Considerations in moving from Subversion to Git, Mercurial or another DCVS

This is sort of a follow-up on an earlier post that I had made: Life after Subversion.

I’ve been toying with the idea of moving from Subversion (a centralized version control system) to a Distributed Version Control System (DCVS) like Git, Mercurial or Bazaar for about 6 months. I played with Mercurial and Bazaar earlier this year and found that moving our development from Subversion to Mercurial or Bazaar was was a fairly significant change.

Over the last few weeks I’ve been looking again at Git. Obviously there are lots of advantages of using distributed version control system. However, what I found was that there are quite a few issues that I had to consider before making the jump from Subversion.

Before I talk about these considerations, here what what Wikipedia defines a DCVS is:

distributed revision control takes a peer-to-peer approach, as opposed to the client-server approach of centralized systems. Rather than a single, central repository with which clients synchronize, each peer’s working copy of the codebase is a bona fide repository. Synchronization is conducted by exchanging changesets, which define unique versions of every file, from peer to peer.

So here are the factors that I had to consider when thinking of moving to a distributed version control system.

IDE Support

I (and the team I work with) primarily use Eclipse for ColdFusion and Java development. There is excellent support for Subversion in Eclipse through two plugins, Subclipse and Subversive. My team mates who use Windows also use the TortoiseSVN extension.

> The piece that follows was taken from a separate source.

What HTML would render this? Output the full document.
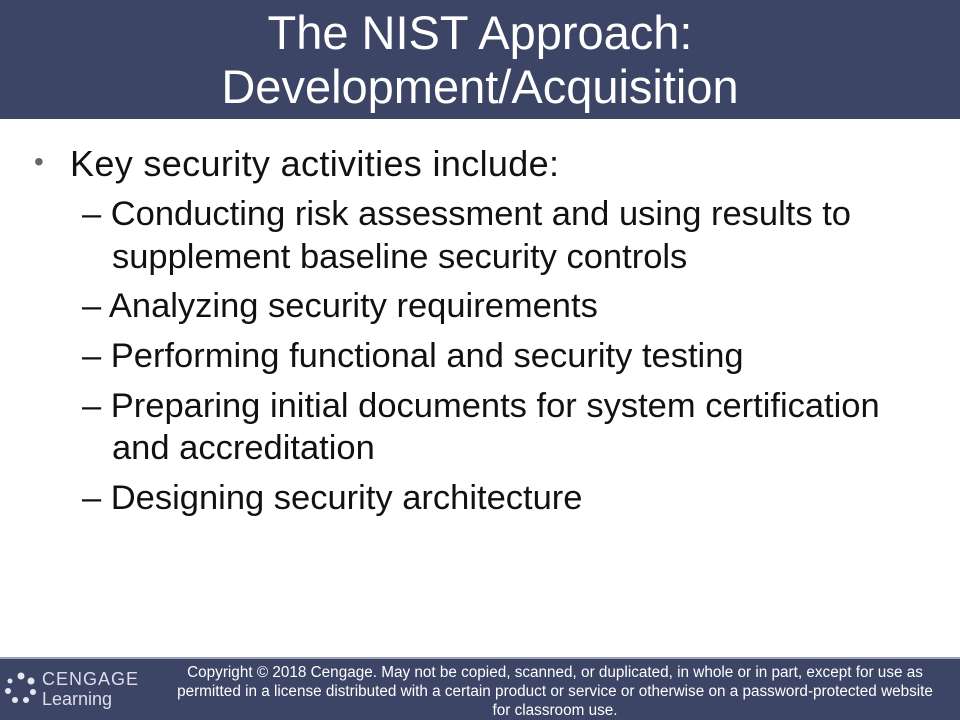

Git lists an Eclipse-based plugin on its website. However, it is still in early stages of development. Mercurial has recently launched version 1 of its Eclipse-based plugin so that is a big brownie point for Mercurial.

But the point here being… IDE support for decentralized systems is still in it early stages.

The primary interface to work with a DCVS is command line. Now I know that developers should be comfortable with using command line. However, there are different types of developers. Also, at times development teams comprise of non-developer individuals like designers, coders, project managers, etc. To expect everyone to start using command line does not work out too well in a team situation.

Learning Curve

Obviously the team has to get used to a new way of working with version control. And there is a considerable learning curve there. The larger and more diffused the team, the more of an issue this becomes.

Repository Hosting Infrastructure

Most distributed version control systems are *nix friendly. Although they have some form of Windows-based port, but those tend to be much slower than their *nix siblings. So if you are a development team that primarily uses Windows, you need to either live with the relatively slower performance of the version control system, or start looking at using Linux (which is a big jump for many in terms of skill sets etc.)

Integration with other Systems

In my current Subversion-based setup, there are other systems that are tied into version control. These include systems to create automated builds, repository viewers and code review systems. Moving to a DCVS would involve investing resources in upgrading these ancilliary systems as well. I’m not sure if there is an easy way hook these systems into a DCVS.

So in the end…

At this point, the time and resources required in moving to DCVS is a major issue. And that proves to be a too large an issue compared to the advantages that a DCVS offers — at least for the the team I work with and type of work we do.

On the whole, the longer you’ve been using Subversion (or any other centralized system) — and consequently the more team members are used to it and the more you have other systems hooked into it — the harder it will be to make the jump.